## BEGIN

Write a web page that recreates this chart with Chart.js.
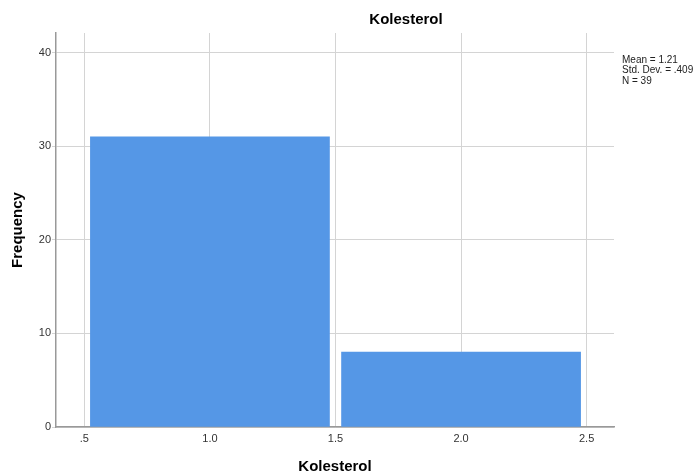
<!DOCTYPE html>
<html>
<head>
<meta charset="utf-8">
<script src="https://cdn.jsdelivr.net/npm/chart.js@4.4.1/dist/chart.umd.min.js"></script>
<style>
  html, body { margin: 0; padding: 0; background: #fff; }
  #wrap { width: 697px; height: 472px; }
</style>
</head>
<body>
<div id="wrap"><canvas id="histCanvas" width="697" height="472"></canvas></div>
<script>
const binCenters = [1.0, 2.0];
const frequencies = [31, 8];
const xTicks = [0.5, 1.0, 1.5, 2.0, 2.5];
const xTickLabels = ['.5', '1.0', '1.5', '2.0', '2.5'];
const yTicks = [0, 10, 20, 30, 40];
const statLines = ['Mean = 1.21', 'Std. Dev. = .409', 'N = 39'];
const chartTitle = 'Kolesterol';
const xTitle = 'Kolesterol';
const yTitle = 'Frequency';

Chart.defaults.font.family = 'Arial, "Liberation Sans", sans-serif';

// title and stats box are placed like SPSS does it, not by chart.js layout
const extraText = {
  id: 'extraText',
  afterDraw(c) {
    const ctx = c.ctx;
    const area = c.chartArea;
    ctx.save();
    ctx.fillStyle = '#000';
    ctx.font = 'bold 15px Arial, "Liberation Sans", sans-serif';
    ctx.textAlign = 'center';
    ctx.textBaseline = 'middle';
    ctx.fillText(chartTitle, 406, 20);
    ctx.font = '10px Arial, "Liberation Sans", sans-serif';
    ctx.fillStyle = '#222';
    ctx.textAlign = 'left';
    statLines.forEach((t, i) => ctx.fillText(t, area.right + 8, 60 + i * 10.5));
    ctx.restore();
  }
};

const ctx = document.getElementById('histCanvas').getContext('2d');
new Chart(ctx, {
  type: 'bar',
  data: {
    datasets: [{
      data: binCenters.map((x, i) => ({ x: x, y: frequencies[i] })),
      backgroundColor: '#5597e6',
      borderWidth: 0,
      barThickness: 'flex',
      categoryPercentage: 1.0,
      barPercentage: 0.952
    }]
  },
  options: {
    responsive: false,
    animation: false,
    layout: { padding: { top: 33, right: 83, bottom: 0, left: 0 } },
    plugins: {
      legend: { display: false },
      tooltip: { enabled: false }
    },
    scales: {
      x: {
        type: 'linear',
        min: 0.387,
        max: 2.609,
        offset: false,
        afterBuildTicks: s => { s.ticks = xTicks.map(v => ({ value: v })); },
        afterFit: s => { s.height = 45; },
        grid: { offset: false, color: '#d4d4d4', drawTicks: false },
        border: { color: '#999', width: 1.5 },
        ticks: {
          padding: 5,
          color: '#333',
          font: { size: 11 },
          maxRotation: 0,
          callback: (v, i) => xTickLabels[i]
        },
        title: {
          display: true,
          text: xTitle,
          color: '#000',
          font: { size: 15, weight: 'bold' },
          padding: { top: 0, bottom: -4 }
        }
      },
      y: {
        min: 0,
        max: 42.1,
        afterBuildTicks: s => { s.ticks = yTicks.map(v => ({ value: v })); },
        afterFit: s => { s.width = 56; },
        grid: { color: '#d4d4d4', tickLength: 4 },
        border: { color: '#999', width: 1.5 },
        ticks: { padding: 1, color: '#333', font: { size: 11 } },
        title: {
          display: true,
          text: yTitle,
          color: '#000',
          font: { size: 15, weight: 'bold' },
          padding: { top: 9, bottom: 0 }
        }
      }
    }
  },
  plugins: [extraText]
});
</script>
</body>
</html>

## END

- **GIVEN TASK**
With the pictures left out, transcribe the material exactly.

- **FULL OUTPUT**
Write a web page that recreates this chart with Chart.js.
<!DOCTYPE html>
<html>
<head>
<meta charset="utf-8">
<script src="https://cdn.jsdelivr.net/npm/chart.js@4.4.1/dist/chart.umd.min.js"></script>
<style>
  html, body { margin: 0; padding: 0; background: #fff; }
  #wrap { width: 697px; height: 472px; }
</style>
</head>
<body>
<div id="wrap"><canvas id="histCanvas" width="697" height="472"></canvas></div>
<script>
const binCenters = [1.0, 2.0];
const frequencies = [31, 8];
const xTicks = [0.5, 1.0, 1.5, 2.0, 2.5];
const xTickLabels = ['.5', '1.0', '1.5', '2.0', '2.5'];
const yTicks = [0, 10, 20, 30, 40];
const statLines = ['Mean = 1.21', 'Std. Dev. = .409', 'N = 39'];
const chartTitle = 'Kolesterol';
const xTitle = 'Kolesterol';
const yTitle = 'Frequency';

Chart.defaults.font.family = 'Arial, "Liberation Sans", sans-serif';

// title and stats box are placed like SPSS does it, not by chart.js layout
const extraText = {
  id: 'extraText',
  afterDraw(c) {
    const ctx = c.ctx;
    const area = c.chartArea;
    ctx.save();
    ctx.fillStyle = '#000';
    ctx.font = 'bold 15px Arial, "Liberation Sans", sans-serif';
    ctx.textAlign = 'center';
    ctx.textBaseline = 'middle';
    ctx.fillText(chartTitle, 406, 20);
    ctx.font = '10px Arial, "Liberation Sans", sans-serif';
    ctx.fillStyle = '#222';
    ctx.textAlign = 'left';
    statLines.forEach((t, i) => ctx.fillText(t, area.right + 8, 60 + i * 10.5));
    ctx.restore();
  }
};

const ctx = document.getElementById('histCanvas').getContext('2d');
new Chart(ctx, {
  type: 'bar',
  data: {
    datasets: [{
      data: binCenters.map((x, i) => ({ x: x, y: frequencies[i] })),
      backgroundColor: '#5597e6',
      borderWidth: 0,
      barThickness: 'flex',
      categoryPercentage: 1.0,
      barPercentage: 0.952
    }]
  },
  options: {
    responsive: false,
    animation: false,
    layout: { padding: { top: 33, right: 83, bottom: 0, left: 0 } },
    plugins: {
      legend: { display: false },
      tooltip: { enabled: false }
    },
    scales: {
      x: {
        type: 'linear',
        min: 0.387,
        max: 2.609,
        offset: false,
        afterBuildTicks: s => { s.ticks = xTicks.map(v => ({ value: v })); },
        afterFit: s => { s.height = 45; },
        grid: { offset: false, color: '#d4d4d4', drawTicks: false },
        border: { color: '#999', width: 1.5 },
        ticks: {
          padding: 5,
          color: '#333',
          font: { size: 11 },
          maxRotation: 0,
          callback: (v, i) => xTickLabels[i]
        },
        title: {
          display: true,
          text: xTitle,
          color: '#000',
          font: { size: 15, weight: 'bold' },
          padding: { top: 0, bottom: -4 }
        }
      },
      y: {
        min: 0,
        max: 42.1,
        afterBuildTicks: s => { s.ticks = yTicks.map(v => ({ value: v })); },
        afterFit: s => { s.width = 56; },
        grid: { color: '#d4d4d4', tickLength: 4 },
        border: { color: '#999', width: 1.5 },
        ticks: { padding: 1, color: '#333', font: { size: 11 } },
        title: {
          display: true,
          text: yTitle,
          color: '#000',
          font: { size: 15, weight: 'bold' },
          padding: { top: 9, bottom: 0 }
        }
      }
    }
  },
  plugins: [extraText]
});
</script>
</body>
</html>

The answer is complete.